## Records from a collection
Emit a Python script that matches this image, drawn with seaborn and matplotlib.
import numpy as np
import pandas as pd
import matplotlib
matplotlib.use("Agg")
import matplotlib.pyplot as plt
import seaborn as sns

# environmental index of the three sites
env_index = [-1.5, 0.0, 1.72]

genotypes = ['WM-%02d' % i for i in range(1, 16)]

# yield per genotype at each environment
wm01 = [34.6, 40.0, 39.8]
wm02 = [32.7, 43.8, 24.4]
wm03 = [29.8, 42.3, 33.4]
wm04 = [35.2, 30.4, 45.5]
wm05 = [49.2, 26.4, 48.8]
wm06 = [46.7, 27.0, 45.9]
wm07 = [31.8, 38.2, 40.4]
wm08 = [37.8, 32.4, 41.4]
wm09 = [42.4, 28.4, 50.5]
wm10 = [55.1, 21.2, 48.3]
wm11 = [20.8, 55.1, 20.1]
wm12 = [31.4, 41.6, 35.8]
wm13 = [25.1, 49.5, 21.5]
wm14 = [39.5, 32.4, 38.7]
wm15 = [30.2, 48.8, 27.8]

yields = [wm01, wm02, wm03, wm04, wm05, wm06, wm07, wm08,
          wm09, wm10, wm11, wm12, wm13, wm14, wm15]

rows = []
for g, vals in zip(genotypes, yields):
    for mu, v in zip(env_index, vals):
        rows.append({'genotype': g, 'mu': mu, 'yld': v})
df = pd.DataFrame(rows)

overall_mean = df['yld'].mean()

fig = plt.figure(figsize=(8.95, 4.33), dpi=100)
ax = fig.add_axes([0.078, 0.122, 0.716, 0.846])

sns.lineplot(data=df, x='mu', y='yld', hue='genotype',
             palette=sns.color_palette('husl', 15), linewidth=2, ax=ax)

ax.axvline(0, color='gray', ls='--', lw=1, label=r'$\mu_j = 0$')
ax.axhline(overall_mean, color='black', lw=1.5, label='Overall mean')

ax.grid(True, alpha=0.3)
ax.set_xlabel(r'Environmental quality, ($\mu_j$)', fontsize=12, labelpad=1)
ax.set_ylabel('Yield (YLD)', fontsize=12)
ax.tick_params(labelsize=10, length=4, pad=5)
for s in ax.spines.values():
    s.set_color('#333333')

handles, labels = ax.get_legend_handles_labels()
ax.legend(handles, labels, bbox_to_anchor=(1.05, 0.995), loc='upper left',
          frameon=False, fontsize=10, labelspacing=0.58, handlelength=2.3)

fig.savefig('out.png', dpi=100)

--

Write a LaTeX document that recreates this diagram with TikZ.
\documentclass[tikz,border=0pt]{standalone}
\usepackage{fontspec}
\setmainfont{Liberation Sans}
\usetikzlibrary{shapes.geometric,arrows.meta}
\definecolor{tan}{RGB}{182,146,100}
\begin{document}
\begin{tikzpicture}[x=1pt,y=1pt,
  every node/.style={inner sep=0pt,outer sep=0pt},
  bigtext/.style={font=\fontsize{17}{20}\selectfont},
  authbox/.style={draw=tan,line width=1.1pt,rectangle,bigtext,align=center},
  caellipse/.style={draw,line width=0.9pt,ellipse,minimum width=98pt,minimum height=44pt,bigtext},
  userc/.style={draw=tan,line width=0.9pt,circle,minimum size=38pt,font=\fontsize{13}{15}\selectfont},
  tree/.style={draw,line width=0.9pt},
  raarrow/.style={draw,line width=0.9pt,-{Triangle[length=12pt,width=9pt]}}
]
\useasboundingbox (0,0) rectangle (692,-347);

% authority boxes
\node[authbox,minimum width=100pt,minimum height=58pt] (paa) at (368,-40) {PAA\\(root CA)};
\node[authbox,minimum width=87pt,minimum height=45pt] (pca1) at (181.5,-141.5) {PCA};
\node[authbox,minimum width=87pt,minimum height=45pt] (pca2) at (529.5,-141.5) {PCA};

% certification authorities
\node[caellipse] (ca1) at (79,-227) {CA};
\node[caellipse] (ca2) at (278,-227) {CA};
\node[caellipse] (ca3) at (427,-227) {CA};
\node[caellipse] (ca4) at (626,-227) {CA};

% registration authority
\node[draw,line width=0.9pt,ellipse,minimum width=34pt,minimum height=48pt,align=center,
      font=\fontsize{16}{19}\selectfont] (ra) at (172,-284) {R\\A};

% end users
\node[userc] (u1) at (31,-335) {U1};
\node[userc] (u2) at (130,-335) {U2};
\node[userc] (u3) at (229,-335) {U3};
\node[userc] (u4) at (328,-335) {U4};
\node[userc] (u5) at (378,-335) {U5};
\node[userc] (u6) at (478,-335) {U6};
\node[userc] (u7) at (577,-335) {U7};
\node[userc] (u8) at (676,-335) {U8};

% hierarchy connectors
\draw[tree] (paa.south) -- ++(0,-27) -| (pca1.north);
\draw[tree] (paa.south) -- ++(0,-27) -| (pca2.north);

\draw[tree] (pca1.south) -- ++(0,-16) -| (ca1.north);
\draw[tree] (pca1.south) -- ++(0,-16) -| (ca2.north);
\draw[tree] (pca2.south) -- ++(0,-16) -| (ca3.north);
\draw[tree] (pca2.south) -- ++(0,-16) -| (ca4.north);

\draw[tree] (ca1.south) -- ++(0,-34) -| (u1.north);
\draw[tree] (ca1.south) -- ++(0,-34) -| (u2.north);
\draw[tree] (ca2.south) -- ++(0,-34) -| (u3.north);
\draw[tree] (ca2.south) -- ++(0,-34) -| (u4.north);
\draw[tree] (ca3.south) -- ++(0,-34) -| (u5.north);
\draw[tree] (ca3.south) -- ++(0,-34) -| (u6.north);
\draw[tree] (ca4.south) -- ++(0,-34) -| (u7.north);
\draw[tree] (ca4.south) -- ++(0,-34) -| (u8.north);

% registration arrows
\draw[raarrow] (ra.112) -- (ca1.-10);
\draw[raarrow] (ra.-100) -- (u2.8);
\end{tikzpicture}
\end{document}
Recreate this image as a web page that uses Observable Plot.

## Your objective
Lines that include the word "matplotlib" are to be extracted from the data above.

## Result for this exercise
Emit a Python script that matches this image, drawn with seaborn and matplotlib.
import matplotlib
matplotlib.use("Agg")
import matplotlib.pyplot as plt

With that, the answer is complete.